**INSTRUCTIONS FOR THE TASK**
For this exercise, output only the lines between the "Recreate this image" line and the "const REF_V = [0, 0, 25, 25, 0, 0];" line, both of them included, and skip all pictures.

**SUPPLIED MATERIAL**
* begin *

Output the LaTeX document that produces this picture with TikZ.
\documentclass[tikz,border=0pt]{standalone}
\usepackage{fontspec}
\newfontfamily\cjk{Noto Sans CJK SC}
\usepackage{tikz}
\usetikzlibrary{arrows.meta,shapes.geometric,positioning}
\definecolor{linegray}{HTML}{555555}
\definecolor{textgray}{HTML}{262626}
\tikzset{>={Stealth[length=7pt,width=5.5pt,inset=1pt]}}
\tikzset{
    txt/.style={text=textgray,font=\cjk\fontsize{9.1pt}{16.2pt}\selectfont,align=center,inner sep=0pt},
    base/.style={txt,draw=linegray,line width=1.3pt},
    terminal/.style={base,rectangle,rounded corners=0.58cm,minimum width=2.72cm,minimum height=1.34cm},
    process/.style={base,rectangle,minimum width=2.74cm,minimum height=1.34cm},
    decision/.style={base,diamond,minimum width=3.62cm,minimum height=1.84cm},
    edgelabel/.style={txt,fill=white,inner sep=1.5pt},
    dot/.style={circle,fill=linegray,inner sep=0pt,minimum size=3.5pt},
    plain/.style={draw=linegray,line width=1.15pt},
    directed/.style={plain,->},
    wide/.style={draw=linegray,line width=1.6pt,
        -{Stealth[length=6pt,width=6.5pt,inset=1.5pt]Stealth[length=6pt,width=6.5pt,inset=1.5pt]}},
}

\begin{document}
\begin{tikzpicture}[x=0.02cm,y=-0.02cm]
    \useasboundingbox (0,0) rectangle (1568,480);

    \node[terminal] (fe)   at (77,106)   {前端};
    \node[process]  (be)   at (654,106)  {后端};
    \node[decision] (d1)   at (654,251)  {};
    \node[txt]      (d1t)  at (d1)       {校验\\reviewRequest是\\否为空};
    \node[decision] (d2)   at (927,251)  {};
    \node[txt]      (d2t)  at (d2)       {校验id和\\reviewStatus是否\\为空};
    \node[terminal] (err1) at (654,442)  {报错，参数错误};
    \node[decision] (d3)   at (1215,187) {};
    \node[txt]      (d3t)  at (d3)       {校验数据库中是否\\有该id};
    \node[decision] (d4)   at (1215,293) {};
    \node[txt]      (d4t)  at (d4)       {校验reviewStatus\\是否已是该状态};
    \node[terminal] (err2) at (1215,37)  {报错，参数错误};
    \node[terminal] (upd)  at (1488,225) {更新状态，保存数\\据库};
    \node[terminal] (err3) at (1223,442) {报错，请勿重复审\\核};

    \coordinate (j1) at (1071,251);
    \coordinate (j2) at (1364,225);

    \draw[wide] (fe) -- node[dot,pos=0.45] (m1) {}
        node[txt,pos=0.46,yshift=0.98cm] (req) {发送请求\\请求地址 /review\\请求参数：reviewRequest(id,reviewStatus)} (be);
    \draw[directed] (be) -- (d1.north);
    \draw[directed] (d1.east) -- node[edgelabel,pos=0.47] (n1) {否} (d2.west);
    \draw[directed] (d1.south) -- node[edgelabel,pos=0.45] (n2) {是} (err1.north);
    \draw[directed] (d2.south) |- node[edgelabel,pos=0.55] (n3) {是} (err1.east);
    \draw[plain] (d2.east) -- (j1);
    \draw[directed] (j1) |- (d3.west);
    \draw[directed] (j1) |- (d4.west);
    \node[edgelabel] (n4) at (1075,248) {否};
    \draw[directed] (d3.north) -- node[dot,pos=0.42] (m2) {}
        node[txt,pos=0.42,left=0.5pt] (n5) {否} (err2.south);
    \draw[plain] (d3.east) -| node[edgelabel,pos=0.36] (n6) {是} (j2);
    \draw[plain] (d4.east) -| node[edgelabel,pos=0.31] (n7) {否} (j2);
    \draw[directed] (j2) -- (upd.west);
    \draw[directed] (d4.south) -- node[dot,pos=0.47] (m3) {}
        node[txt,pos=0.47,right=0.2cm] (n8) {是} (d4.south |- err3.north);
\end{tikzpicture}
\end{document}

* end *
* begin *

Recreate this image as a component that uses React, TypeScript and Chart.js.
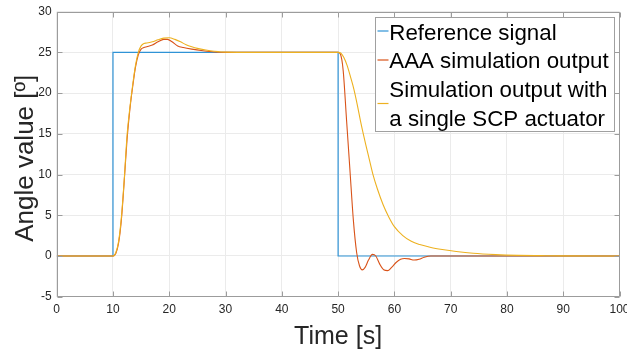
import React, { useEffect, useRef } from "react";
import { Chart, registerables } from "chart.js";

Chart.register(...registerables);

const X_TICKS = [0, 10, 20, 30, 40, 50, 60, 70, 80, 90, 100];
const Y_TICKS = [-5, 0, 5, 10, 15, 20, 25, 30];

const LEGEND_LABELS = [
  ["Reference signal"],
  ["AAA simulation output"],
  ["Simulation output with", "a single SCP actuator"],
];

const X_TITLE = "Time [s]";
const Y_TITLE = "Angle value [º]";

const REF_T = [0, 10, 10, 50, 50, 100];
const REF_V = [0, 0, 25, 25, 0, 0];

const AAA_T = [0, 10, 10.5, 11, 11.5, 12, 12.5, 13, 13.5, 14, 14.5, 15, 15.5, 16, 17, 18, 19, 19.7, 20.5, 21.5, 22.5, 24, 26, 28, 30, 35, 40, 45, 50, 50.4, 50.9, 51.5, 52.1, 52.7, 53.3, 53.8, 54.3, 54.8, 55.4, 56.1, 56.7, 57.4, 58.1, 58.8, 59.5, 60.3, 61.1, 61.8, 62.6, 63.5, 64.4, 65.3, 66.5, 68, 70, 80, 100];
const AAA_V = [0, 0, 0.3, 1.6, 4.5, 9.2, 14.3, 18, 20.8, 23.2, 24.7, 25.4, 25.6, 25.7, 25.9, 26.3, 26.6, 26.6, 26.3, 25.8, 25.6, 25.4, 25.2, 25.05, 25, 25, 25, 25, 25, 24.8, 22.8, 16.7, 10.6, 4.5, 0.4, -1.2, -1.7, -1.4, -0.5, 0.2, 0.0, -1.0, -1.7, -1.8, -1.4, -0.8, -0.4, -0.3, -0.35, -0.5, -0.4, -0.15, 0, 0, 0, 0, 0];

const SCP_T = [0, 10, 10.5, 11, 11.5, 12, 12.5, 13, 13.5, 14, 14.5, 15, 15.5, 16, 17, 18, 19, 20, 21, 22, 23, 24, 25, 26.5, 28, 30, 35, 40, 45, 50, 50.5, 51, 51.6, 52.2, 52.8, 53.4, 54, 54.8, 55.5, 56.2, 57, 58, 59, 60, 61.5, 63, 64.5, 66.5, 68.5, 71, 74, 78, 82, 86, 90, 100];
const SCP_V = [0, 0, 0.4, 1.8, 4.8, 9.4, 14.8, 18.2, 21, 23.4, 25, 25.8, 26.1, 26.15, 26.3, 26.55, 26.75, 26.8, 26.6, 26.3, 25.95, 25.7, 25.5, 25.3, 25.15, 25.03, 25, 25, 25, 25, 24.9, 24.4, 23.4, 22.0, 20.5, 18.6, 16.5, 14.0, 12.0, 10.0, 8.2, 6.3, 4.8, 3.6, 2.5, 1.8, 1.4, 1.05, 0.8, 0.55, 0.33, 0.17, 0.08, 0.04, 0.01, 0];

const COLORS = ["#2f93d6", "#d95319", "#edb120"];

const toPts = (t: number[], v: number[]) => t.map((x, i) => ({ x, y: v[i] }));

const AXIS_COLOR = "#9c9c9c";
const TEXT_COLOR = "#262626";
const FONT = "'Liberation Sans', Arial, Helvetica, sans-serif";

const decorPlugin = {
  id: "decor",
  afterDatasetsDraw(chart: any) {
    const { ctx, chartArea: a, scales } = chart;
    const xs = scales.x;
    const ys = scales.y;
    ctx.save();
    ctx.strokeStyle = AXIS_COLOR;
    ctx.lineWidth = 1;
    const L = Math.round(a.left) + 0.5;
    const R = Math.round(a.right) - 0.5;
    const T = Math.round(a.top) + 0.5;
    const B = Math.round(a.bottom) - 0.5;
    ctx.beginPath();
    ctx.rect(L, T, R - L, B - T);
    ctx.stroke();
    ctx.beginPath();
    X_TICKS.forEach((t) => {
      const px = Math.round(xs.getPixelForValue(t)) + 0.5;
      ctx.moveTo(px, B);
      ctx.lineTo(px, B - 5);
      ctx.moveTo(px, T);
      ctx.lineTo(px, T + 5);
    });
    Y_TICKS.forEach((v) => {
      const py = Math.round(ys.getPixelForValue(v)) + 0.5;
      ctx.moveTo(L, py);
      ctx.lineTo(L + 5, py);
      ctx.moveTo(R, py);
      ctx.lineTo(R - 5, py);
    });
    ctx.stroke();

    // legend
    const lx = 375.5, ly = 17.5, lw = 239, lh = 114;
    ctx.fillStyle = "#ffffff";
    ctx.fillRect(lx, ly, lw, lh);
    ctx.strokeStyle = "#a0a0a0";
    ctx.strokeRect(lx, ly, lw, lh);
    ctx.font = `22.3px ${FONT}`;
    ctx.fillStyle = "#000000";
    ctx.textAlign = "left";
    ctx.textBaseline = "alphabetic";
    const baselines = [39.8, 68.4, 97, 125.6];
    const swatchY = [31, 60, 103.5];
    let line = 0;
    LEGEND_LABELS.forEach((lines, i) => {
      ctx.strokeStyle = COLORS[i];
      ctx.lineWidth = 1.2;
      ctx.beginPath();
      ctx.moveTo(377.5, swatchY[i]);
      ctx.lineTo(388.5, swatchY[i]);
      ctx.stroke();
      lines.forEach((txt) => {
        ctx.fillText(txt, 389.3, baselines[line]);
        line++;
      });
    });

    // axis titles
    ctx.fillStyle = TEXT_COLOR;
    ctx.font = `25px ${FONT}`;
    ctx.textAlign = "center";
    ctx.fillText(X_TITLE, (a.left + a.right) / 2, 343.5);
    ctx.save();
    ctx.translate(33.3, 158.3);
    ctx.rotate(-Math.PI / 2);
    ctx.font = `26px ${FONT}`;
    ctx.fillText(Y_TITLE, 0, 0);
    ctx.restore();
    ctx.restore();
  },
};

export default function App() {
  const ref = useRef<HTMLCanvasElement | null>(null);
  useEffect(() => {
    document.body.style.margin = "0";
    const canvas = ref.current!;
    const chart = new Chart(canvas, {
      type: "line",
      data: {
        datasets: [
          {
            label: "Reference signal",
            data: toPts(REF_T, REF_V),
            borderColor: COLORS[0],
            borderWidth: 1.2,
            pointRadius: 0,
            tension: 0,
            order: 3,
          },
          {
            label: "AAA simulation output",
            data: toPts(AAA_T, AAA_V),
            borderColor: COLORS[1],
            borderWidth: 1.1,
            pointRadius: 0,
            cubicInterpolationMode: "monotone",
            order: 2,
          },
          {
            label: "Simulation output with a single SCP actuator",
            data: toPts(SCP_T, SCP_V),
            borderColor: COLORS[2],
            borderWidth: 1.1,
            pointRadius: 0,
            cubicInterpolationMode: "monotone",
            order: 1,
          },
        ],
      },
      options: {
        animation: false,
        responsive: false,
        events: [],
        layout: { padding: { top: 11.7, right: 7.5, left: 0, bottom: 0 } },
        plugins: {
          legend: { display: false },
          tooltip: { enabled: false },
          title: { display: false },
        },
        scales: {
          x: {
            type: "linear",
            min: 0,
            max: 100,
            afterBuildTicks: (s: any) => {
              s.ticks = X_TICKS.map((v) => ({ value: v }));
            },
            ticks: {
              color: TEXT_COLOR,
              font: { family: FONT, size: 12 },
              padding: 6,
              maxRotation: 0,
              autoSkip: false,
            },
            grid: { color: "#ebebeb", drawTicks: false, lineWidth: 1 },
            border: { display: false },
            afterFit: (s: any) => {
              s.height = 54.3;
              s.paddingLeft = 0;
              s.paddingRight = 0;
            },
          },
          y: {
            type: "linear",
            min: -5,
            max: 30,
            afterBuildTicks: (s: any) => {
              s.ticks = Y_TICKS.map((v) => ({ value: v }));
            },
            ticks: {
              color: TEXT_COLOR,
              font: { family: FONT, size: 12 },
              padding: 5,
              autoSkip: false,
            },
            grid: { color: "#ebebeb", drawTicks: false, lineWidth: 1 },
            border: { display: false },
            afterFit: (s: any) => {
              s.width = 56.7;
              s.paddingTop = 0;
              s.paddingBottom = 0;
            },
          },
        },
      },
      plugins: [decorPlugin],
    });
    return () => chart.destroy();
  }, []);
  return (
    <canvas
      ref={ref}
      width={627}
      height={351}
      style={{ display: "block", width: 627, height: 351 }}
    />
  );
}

* end *

**FINISHED EXERCISE**
Recreate this image as a component that uses React, TypeScript and Chart.js.
import React, { useEffect, useRef } from "react";
import { Chart, registerables } from "chart.js";

Chart.register(...registerables);

const X_TICKS = [0, 10, 20, 30, 40, 50, 60, 70, 80, 90, 100];
const Y_TICKS = [-5, 0, 5, 10, 15, 20, 25, 30];

const LEGEND_LABELS = [
  ["Reference signal"],
  ["AAA simulation output"],
  ["Simulation output with", "a single SCP actuator"],
];

const X_TITLE = "Time [s]";
const Y_TITLE = "Angle value [º]";

const REF_T = [0, 10, 10, 50, 50, 100];
const REF_V = [0, 0, 25, 25, 0, 0];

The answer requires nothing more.